Task brief: Transcribe the whole listing without a single picture.
-- start of Material --
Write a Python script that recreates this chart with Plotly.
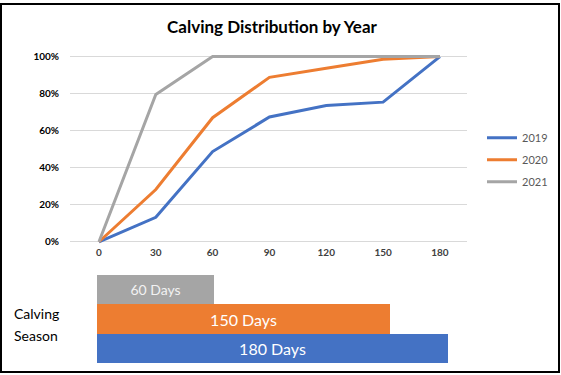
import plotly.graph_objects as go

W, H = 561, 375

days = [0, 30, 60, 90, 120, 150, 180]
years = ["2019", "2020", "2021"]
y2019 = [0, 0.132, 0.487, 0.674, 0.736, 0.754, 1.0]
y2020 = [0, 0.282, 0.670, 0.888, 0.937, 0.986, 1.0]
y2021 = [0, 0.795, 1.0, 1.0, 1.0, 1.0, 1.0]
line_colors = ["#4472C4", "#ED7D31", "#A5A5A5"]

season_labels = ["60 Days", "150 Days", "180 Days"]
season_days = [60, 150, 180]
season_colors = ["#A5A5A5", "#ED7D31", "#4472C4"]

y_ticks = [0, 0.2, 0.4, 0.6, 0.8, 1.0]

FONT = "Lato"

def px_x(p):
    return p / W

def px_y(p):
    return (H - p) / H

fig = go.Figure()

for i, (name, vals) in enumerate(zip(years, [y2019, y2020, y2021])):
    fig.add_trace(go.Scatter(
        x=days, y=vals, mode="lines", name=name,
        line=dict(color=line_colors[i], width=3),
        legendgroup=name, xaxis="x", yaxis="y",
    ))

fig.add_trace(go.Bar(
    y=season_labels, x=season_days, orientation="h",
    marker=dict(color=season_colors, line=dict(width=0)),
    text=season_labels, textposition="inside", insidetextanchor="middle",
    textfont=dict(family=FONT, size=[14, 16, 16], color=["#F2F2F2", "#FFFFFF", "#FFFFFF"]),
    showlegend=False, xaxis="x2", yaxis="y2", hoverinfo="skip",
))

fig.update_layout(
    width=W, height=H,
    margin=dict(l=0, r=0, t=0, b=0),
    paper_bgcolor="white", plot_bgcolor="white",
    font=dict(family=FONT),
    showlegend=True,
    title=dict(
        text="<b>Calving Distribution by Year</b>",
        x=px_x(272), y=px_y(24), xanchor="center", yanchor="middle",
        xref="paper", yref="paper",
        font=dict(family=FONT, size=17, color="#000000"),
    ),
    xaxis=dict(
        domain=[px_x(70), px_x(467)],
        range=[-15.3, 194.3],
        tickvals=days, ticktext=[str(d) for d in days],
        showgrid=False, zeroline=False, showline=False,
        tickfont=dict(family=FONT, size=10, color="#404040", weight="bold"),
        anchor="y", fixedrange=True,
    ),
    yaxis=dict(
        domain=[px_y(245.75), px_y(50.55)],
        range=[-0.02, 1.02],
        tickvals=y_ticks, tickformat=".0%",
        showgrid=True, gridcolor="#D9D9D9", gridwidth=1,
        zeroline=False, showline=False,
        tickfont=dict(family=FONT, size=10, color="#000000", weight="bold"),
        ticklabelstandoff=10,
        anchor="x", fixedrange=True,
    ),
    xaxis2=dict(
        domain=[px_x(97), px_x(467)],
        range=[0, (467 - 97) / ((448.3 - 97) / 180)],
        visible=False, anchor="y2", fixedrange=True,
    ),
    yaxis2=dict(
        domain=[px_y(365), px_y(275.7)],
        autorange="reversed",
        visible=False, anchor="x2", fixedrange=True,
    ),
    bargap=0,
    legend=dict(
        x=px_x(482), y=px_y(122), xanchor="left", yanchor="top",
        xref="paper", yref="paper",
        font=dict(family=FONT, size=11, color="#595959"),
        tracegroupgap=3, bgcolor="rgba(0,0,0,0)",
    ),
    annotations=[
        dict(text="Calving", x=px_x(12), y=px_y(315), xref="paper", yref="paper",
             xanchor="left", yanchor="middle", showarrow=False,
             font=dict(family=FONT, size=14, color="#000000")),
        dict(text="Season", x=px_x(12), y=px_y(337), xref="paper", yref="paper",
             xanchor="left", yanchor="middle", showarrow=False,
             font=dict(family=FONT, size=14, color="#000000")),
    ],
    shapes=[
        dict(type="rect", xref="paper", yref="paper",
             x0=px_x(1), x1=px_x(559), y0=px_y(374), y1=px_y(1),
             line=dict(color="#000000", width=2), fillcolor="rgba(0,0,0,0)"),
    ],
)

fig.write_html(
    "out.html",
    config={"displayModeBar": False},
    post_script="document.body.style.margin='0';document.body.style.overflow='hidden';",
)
-- end of Material --
Task answer:
Write a Python script that recreates this chart with Plotly.
import plotly.graph_objects as go

W, H = 561, 375

days = [0, 30, 60, 90, 120, 150, 180]
years = ["2019", "2020", "2021"]
y2019 = [0, 0.132, 0.487, 0.674, 0.736, 0.754, 1.0]
y2020 = [0, 0.282, 0.670, 0.888, 0.937, 0.986, 1.0]
y2021 = [0, 0.795, 1.0, 1.0, 1.0, 1.0, 1.0]
line_colors = ["#4472C4", "#ED7D31", "#A5A5A5"]

season_labels = ["60 Days", "150 Days", "180 Days"]
season_days = [60, 150, 180]
season_colors = ["#A5A5A5", "#ED7D31", "#4472C4"]

y_ticks = [0, 0.2, 0.4, 0.6, 0.8, 1.0]

FONT = "Lato"

def px_x(p):
    return p / W

def px_y(p):
    return (H - p) / H

fig = go.Figure()

for i, (name, vals) in enumerate(zip(years, [y2019, y2020, y2021])):
    fig.add_trace(go.Scatter(
        x=days, y=vals, mode="lines", name=name,
        line=dict(color=line_colors[i], width=3),
        legendgroup=name, xaxis="x", yaxis="y",
    ))

fig.add_trace(go.Bar(
    y=season_labels, x=season_days, orientation="h",
    marker=dict(color=season_colors, line=dict(width=0)),
    text=season_labels, textposition="inside", insidetextanchor="middle",
    textfont=dict(family=FONT, size=[14, 16, 16], color=["#F2F2F2", "#FFFFFF", "#FFFFFF"]),
    showlegend=False, xaxis="x2", yaxis="y2", hoverinfo="skip",
))

fig.update_layout(
    width=W, height=H,
    margin=dict(l=0, r=0, t=0, b=0),
    paper_bgcolor="white", plot_bgcolor="white",
    font=dict(family=FONT),
    showlegend=True,
    title=dict(
        text="<b>Calving Distribution by Year</b>",
        x=px_x(272), y=px_y(24), xanchor="center", yanchor="middle",
        xref="paper", yref="paper",
        font=dict(family=FONT, size=17, color="#000000"),
    ),
    xaxis=dict(
        domain=[px_x(70), px_x(467)],
        range=[-15.3, 194.3],
        tickvals=days, ticktext=[str(d) for d in days],
        showgrid=False, zeroline=False, showline=False,
        tickfont=dict(family=FONT, size=10, color="#404040", weight="bold"),
        anchor="y", fixedrange=True,
    ),
    yaxis=dict(
        domain=[px_y(245.75), px_y(50.55)],
        range=[-0.02, 1.02],
        tickvals=y_ticks, tickformat=".0%",
        showgrid=True, gridcolor="#D9D9D9", gridwidth=1,
        zeroline=False, showline=False,
        tickfont=dict(family=FONT, size=10, color="#000000", weight="bold"),
        ticklabelstandoff=10,
        anchor="x", fixedrange=True,
    ),
    xaxis2=dict(
        domain=[px_x(97), px_x(467)],
        range=[0, (467 - 97) / ((448.3 - 97) / 180)],
        visible=False, anchor="y2", fixedrange=True,
    ),
    yaxis2=dict(
        domain=[px_y(365), px_y(275.7)],
        autorange="reversed",
        visible=False, anchor="x2", fixedrange=True,
    ),
    bargap=0,
    legend=dict(
        x=px_x(482), y=px_y(122), xanchor="left", yanchor="top",
        xref="paper", yref="paper",
        font=dict(family=FONT, size=11, color="#595959"),
        tracegroupgap=3, bgcolor="rgba(0,0,0,0)",
    ),
    annotations=[
        dict(text="Calving", x=px_x(12), y=px_y(315), xref="paper", yref="paper",
             xanchor="left", yanchor="middle", showarrow=False,
             font=dict(family=FONT, size=14, color="#000000")),
        dict(text="Season", x=px_x(12), y=px_y(337), xref="paper", yref="paper",
             xanchor="left", yanchor="middle", showarrow=False,
             font=dict(family=FONT, size=14, color="#000000")),
    ],
    shapes=[
        dict(type="rect", xref="paper", yref="paper",
             x0=px_x(1), x1=px_x(559), y0=px_y(374), y1=px_y(1),
             line=dict(color="#000000", width=2), fillcolor="rgba(0,0,0,0)"),
    ],
)

fig.write_html(
    "out.html",
    config={"displayModeBar": False},
    post_script="document.body.style.margin='0';document.body.style.overflow='hidden';",
)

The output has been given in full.